Belmiro Chissengueti tornou-se conhecido por partilhar sem rodeios as suas opiniões nas redes sociais, mas também pelas homilias consagradas aos temas sociais.
Por uma questão de memória e respeito pelos angolanos, recorde-se que o Presidente João Lourenço pediu desculpas em nome do Estado pelas execuções sumárias (massacres) levadas a cabo após o alegado golpe de 27 de Maio de 1977, salientando que se tratava de “um sincero arrependimento”. Tão sincero que o mentor dos massacres, Agostinho Neto, continua a ser – segundo o MPLA – o único herói nacional.
Sobre o assunto, Belmiro Chissengueti reiterou em devido tempo que a iniciativa do chefe de Estado “é um passo inicial de reconciliação com a história, com o passado”, mas, assinalou, “é fundamental que no presente se faça todo o esforço para que a barbárie de 77 e de outros conflitos não se voltem a repetir”.
“Se fazemos e temos coragem de nos reconciliarmos com os mortos, por maioria de razão, temos também de fazê-lo com os vivos, ou seja, fazer com que no concerto político ordinário se busque a salvaguarda do bem comum, se promovam os valores da caridade, da solidariedade, da partilha, do amor e da concórdia”, defendeu.

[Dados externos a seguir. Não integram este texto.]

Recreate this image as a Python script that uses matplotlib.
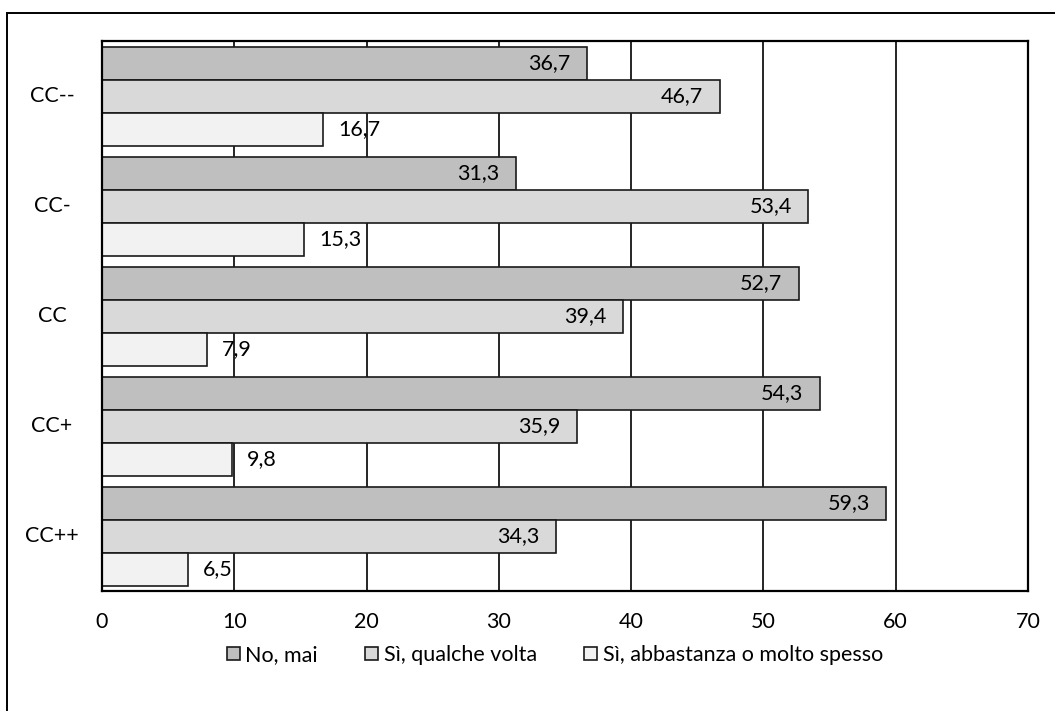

O bispo diocesano de Cabinda, considerou também ser necessário que se “evitem actualmente situações de intolerância política, de humilhação de adversários políticos e todas aquelas situações passíveis de provocarem novos conflitos”. “Pois é com os vivos que temos de fazer o frente-a-frente para a reconciliação”, afirmou Belmiro Chissengueti.